Отец Феона бросил на архимандрита озадаченный взгляд.
– Отче, разве не горько тебе от несправедливости, что сотворили с тобой твои лютые недруги?
Дионисий приподнялся на локтях, посмотрел на Феону и звонко рассмеялся.
– Горько – значит обидно? Ты сейчас про меня или про себя спрашиваешь?
– Не понял? – удивился Феона. – О чем ты, отче?
– Не лукавь со мной, отец Феона. Знаю я тебя без малого три года и скажу – нет в твоей душе ни покоя, ни христианского смирения. Что-то темное и злое гложет тебя изнутри, ищет выхода, а найти не может!

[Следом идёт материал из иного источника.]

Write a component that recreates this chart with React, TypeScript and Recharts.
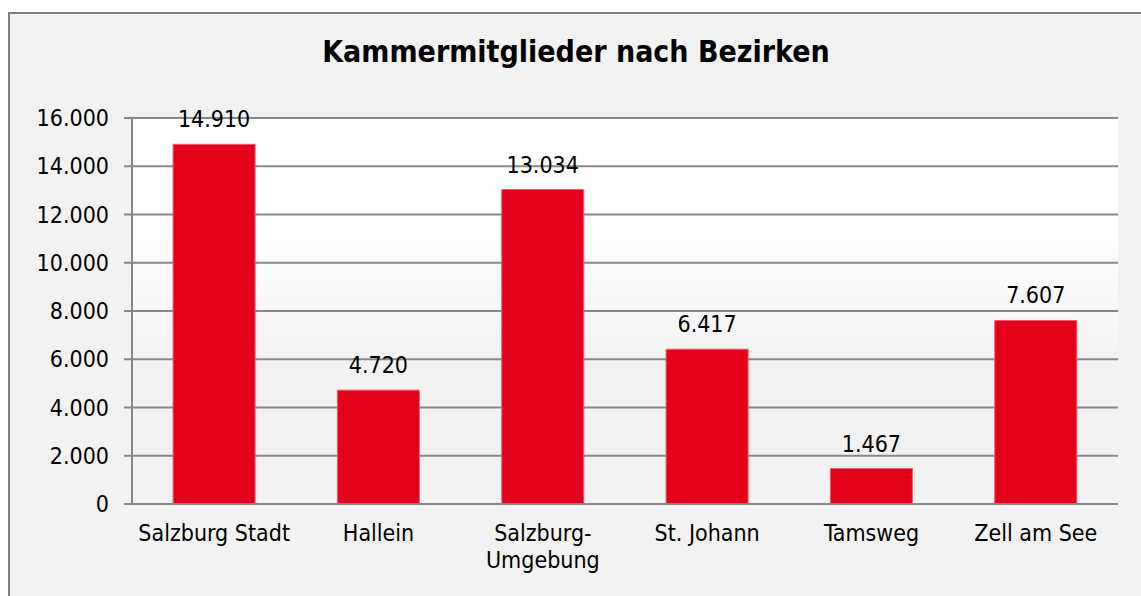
import { BarChart, Bar, XAxis, YAxis, CartesianGrid, LabelList } from "recharts";

// Kammermitglieder nach Bezirken – Säulendiagramm

const bezirke = [
  "Salzburg Stadt",
  "Hallein",
  "Salzburg-Umgebung",
  "St. Johann",
  "Tamsweg",
  "Zell am See",
];
const mitglieder = [14910, 4720, 13034, 6417, 1467, 7607];
const yTicks = [0, 2000, 4000, 6000, 8000, 10000, 12000, 14000, 16000];
const edgeTicks = [0, 1, 2, 3, 4, 5, 6];

const data = bezirke.map((name, i) => ({ name, value: mitglieder[i] }));

const FONT = "'DejaVu Sans Condensed', 'DejaVu Sans', sans-serif";
const fmt = (v: number) => String(v).replace(/\B(?=(\d{3})+(?!\d))/g, ".");

// Kategorie-Beschriftung, nach Bindestrich umbrechen
function CategoryTick({ x, y, payload }: { x?: number; y?: number; payload?: { value: string } }) {
  const label = payload?.value ?? "";
  const lines = label.includes("-") ? [label.split("-")[0] + "-", label.split("-")[1]] : [label];
  return (
    <text
      x={x}
      y={(y ?? 0) + 37}
      textAnchor="middle"
      fill="#000"
      fontSize={23}
      fontFamily={FONT}
    >
      {lines.map((l, i) => (
        <tspan key={i} x={x} dy={i === 0 ? 0 : 27}>
          {l}
        </tspan>
      ))}
    </text>
  );
}

export default function App() {
  return (
    <div
      style={{
        position: "absolute",
        left: 0,
        top: 0,
        width: 1141,
        height: 596,
        overflow: "hidden",
        background: "#fff",
        fontFamily: FONT,
      }}
    >
      <div
        style={{
          position: "absolute",
          left: 8,
          top: 12,
          width: 1160,
          height: 620,
          borderLeft: "2px solid #7f7f7f",
          borderTop: "2px solid #7f7f7f",
          background: "#f2f2f2",
        }}
      />
      <svg width={0} height={0} style={{ position: "absolute" }}>
        <defs>
          <linearGradient id="plotBg" x1="0" y1="0" x2="0" y2="1">
            <stop offset="0" stopColor="#ffffff" />
            <stop offset="0.3" stopColor="#ffffff" />
            <stop offset="0.65" stopColor="#f2f2f2" />
            <stop offset="1" stopColor="#f2f2f2" />
          </linearGradient>
        </defs>
      </svg>
      <div style={{ position: "absolute", left: 0, top: 0 }}>
        <BarChart
          width={1141}
          height={596}
          data={data}
          margin={{ top: 118, right: 23, bottom: 0, left: 0 }}
          barCategoryGap="25%"
        >
          <CartesianGrid
            vertical={false}
            stroke="#878787"
            strokeWidth={2}
            fill="url(#plotBg)"
            fillOpacity={1}
          />
          <XAxis
            xAxisId="edges"
            type="number"
            domain={[0, 6]}
            ticks={edgeTicks}
            allowDataOverflow
            height={0}
            tick={false}
            tickSize={8}
            tickLine={{ stroke: "#878787", strokeWidth: 2 }}
            axisLine={false}
          />
          <XAxis
            dataKey="name"
            height={92}
            interval={0}
            tickLine={false}
            tickSize={0}
            tickMargin={0}
            axisLine={{ stroke: "#878787", strokeWidth: 2 }}
            tick={<CategoryTick />}
          />
          <YAxis
            width={132}
            domain={[0, 16000]}
            ticks={yTicks}
            tickFormatter={fmt}
            tickSize={8}
            tickMargin={15}
            tick={{ fill: "#000", fontSize: 23, fontFamily: FONT }}
            tickLine={{ stroke: "#878787", strokeWidth: 2 }}
            axisLine={{ stroke: "#878787", strokeWidth: 2 }}
          />
          <YAxis
            yAxisId="r"
            orientation="right"
            width={0}
            tick={false}
            tickLine={false}
            axisLine={{ stroke: "#a6a6a6", strokeWidth: 2 }}
          />
          <Bar
            dataKey="value"
            fill="#e2001a"
            stroke="#f05a6a"
            strokeWidth={1}
            isAnimationActive={false}
          >
            <LabelList
              dataKey="value"
              position="top"
              offset={17}
              formatter={(v: number) => fmt(v)}
              fill="#000"
              fontSize={23}
              fontFamily={FONT}
            />
          </Bar>
        </BarChart>
      </div>
      <svg
        width={1141}
        height={596}
        style={{ position: "absolute", left: 0, top: 0, pointerEvents: "none" }}
      >
        <text
          x={576}
          y={62}
          textAnchor="middle"
          fontSize={30}
          fontWeight="bold"
          fontFamily={FONT}
          fill="#000"
        >
          Kammermitglieder nach Bezirken
        </text>
      </svg>
    </div>
  );
}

Хмурое лицо собеседника заставило Дионисия сменить тему. Он расслабленно откинулся на солому и прикрылся колючей, но очень теплой кошмой.
– Горько ли мне? – продолжил он начатый до того разговор. – Нет! Обидно? Тоже нет! Разрешая себе обиду, человек разрешает себе быть слабым. Жить с уязвленной душой человеку намного труднее! Ведь храня недобрую память о людях, мы в первую очередь мучаем самих себя. Тем, на кого мы обижаемся, нет дела до наших переживаний, они, скорее всего, даже не замечают их, в то время как наше сердце, отравленное ядом мщения, изнывает под тяжестью пустых переживаний. Потому правильнее будет обиде волю не давать! Не согласен, отец Феона?
– Не знаю, что сказать, отче. Умом понимаю – прав ты, но душа эту правду принимать не желает!
Дионисий с сочувствием посмотрел на собеседника.
– Когда-нибудь и боль пройдет, лишь шрамы останутся!
– Когда же придет это время?
– От тебя зависит. Только память может измерить время. Вспомнишь плохое и захочешь его забыть. Чем слабее память, тем короче время!
– Как просто! – печально усмехнулся Феона.
Розвальни резко остановились.
– Что случилось, сын мой? – Дионисий повернулся к возничему.